Information provided:
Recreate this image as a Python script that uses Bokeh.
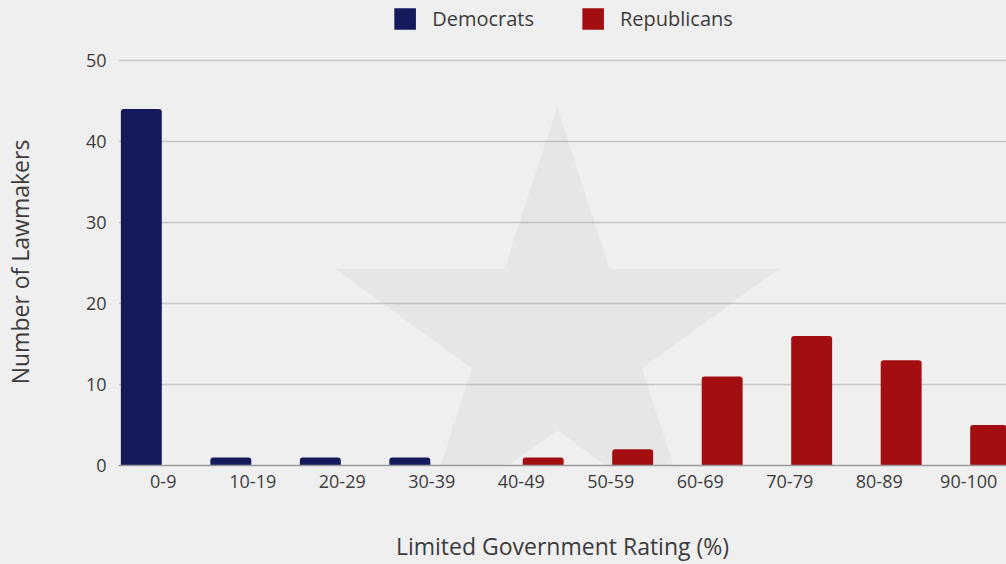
from bokeh.plotting import figure
from bokeh.layouts import column
from bokeh.models import ColumnDataSource, Legend, LegendItem, FixedTicker, Range1d
from bokeh.embed import file_html
from bokeh.resources import INLINE

categories = ["0-9", "10-19", "20-29", "30-39", "40-49", "50-59", "60-69", "70-79", "80-89", "90-100"]
democrats = [44, 1, 1, 1, 0, 0, 0, 0, 0, 0]
republicans = [0, 0, 0, 0, 1, 2, 11, 16, 13, 5]
y_ticks = [0, 10, 20, 30, 40, 50]
series_names = ["Democrats", "Republicans"]

FONT = "Open Sans"
TEXT = "#3c3c3c"
BG = "#efefef"
DEM_COLOR = "#141a5c"
REP_COLOR = "#a30e10"

W, H = 1006, 564
LEGEND_H = 48
TOP_PAD = 10
frame_left = 117
px_per_cat = 89.6
x_end = (W - frame_left) / px_per_cat - 0.5

# ---------------- legend strip ----------------
lg = figure(width=W, height=LEGEND_H, output_backend="svg", toolbar_location=None,
            x_range=Range1d(0, 1), y_range=Range1d(0, 1),
            x_axis_type=None, y_axis_type=None,
            min_border_left=frame_left, min_border_right=0, min_border_top=0,
            min_border_bottom=0)
lg.background_fill_color = BG
lg.border_fill_color = BG
lg.outline_line_color = None
lg.xgrid.visible = False
lg.ygrid.visible = False
# zero-height proxies: only used to draw the legend swatches
proxy = dict(x=[0.5], top=[0])
lr_dem = lg.vbar(x="x", top="top", width=0.01, source=ColumnDataSource(proxy),
                 fill_color=DEM_COLOR, line_color=None)
lr_rep = lg.vbar(x="x", top="top", width=0.01, source=ColumnDataSource(proxy),
                 fill_color=REP_COLOR, line_color=None)
legend = Legend(items=[LegendItem(label=series_names[0], renderers=[lr_dem]),
                       LegendItem(label=series_names[1], renderers=[lr_rep])],
                location="top_center", orientation="horizontal",
                background_fill_alpha=0, border_line_alpha=0,
                glyph_width=27, glyph_height=27, label_standoff=14, spacing=45,
                padding=0, margin=5,
                label_text_font=FONT, label_text_font_size="20px",
                label_text_color=TEXT)
lg.add_layout(legend)

# ---------------- main chart ----------------
p = figure(width=W, height=H - LEGEND_H, output_backend="svg", toolbar_location=None,
           x_range=Range1d(-0.5, x_end), y_range=Range1d(0, 50.25),
           min_border_left=frame_left, min_border_right=0, min_border_top=TOP_PAD,
           min_border_bottom=0)
p.background_fill_color = BG
p.border_fill_color = BG
p.outline_line_color = None

# decorative star watermark
p.scatter(x=[4.40], y=[15.4], marker="star", size=468, fill_color="black",
          fill_alpha=0.035, line_color=None)

idx = list(range(len(categories)))
dem_src = ColumnDataSource(dict(
    x=[i - 0.245 for i, v in zip(idx, democrats) if v > 0],
    top=[v for v in democrats if v > 0]))
rep_src = ColumnDataSource(dict(
    x=[i + 0.245 for i, v in zip(idx, republicans) if v > 0],
    top=[v for v in republicans if v > 0]))

bw = 41 / px_per_cat
p.vbar(x="x", top="top", width=bw, source=dem_src, fill_color=DEM_COLOR,
       line_color=None, border_radius=(3, 3, 0, 0))
p.vbar(x="x", top="top", width=bw, source=rep_src, fill_color=REP_COLOR,
       line_color=None, border_radius=(3, 3, 0, 0))

# x axis
xa = p.xaxis[0]
xa.ticker = FixedTicker(ticks=idx)
xa.major_label_overrides = {i: c for i, c in zip(idx, categories)}
xa.major_tick_line_color = None
xa.minor_tick_line_color = None
xa.axis_line_color = "#9a9a9a"
xa.axis_line_width = 1.5
xa.major_label_text_font = FONT
xa.major_label_text_font_size = "18px"
xa.major_label_text_color = TEXT
xa.major_label_standoff = 3
xa.axis_label = "Limited Government Rating (%)"
xa.axis_label_text_font = FONT
xa.axis_label_text_font_size = "23px"
xa.axis_label_text_font_style = "normal"
xa.axis_label_text_color = TEXT
xa.axis_label_standoff = 39

# y axis
ya = p.yaxis[0]
ya.ticker = FixedTicker(ticks=y_ticks)
ya.axis_line_color = None
ya.major_tick_line_color = None
ya.minor_tick_line_color = None
ya.major_label_text_font = FONT
ya.major_label_text_font_size = "18px"
ya.major_label_text_color = TEXT
ya.major_label_standoff = 6
ya.axis_label = "Number of Lawmakers"
ya.axis_label_text_font = FONT
ya.axis_label_text_font_size = "23px"
ya.axis_label_text_font_style = "normal"
ya.axis_label_text_color = TEXT
ya.axis_label_standoff = 47

p.xgrid.grid_line_color = None
p.ygrid.ticker = FixedTicker(ticks=y_ticks[1:])
p.ygrid.grid_line_color = "#c6c6c6"
p.ygrid.grid_line_width = 1.5

layout = column(lg, p, spacing=0)
layout.styles = {"background-color": BG}
open("out.html", "w").write(file_html(layout, INLINE))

Requirement:
Begin at the top of the material above and output each line exactly, stopping after the line that holds "from bokeh.resources import INLINE". Leave out pictures.

Response to the task:
Recreate this image as a Python script that uses Bokeh.
from bokeh.plotting import figure
from bokeh.layouts import column
from bokeh.models import ColumnDataSource, Legend, LegendItem, FixedTicker, Range1d
from bokeh.embed import file_html
from bokeh.resources import INLINE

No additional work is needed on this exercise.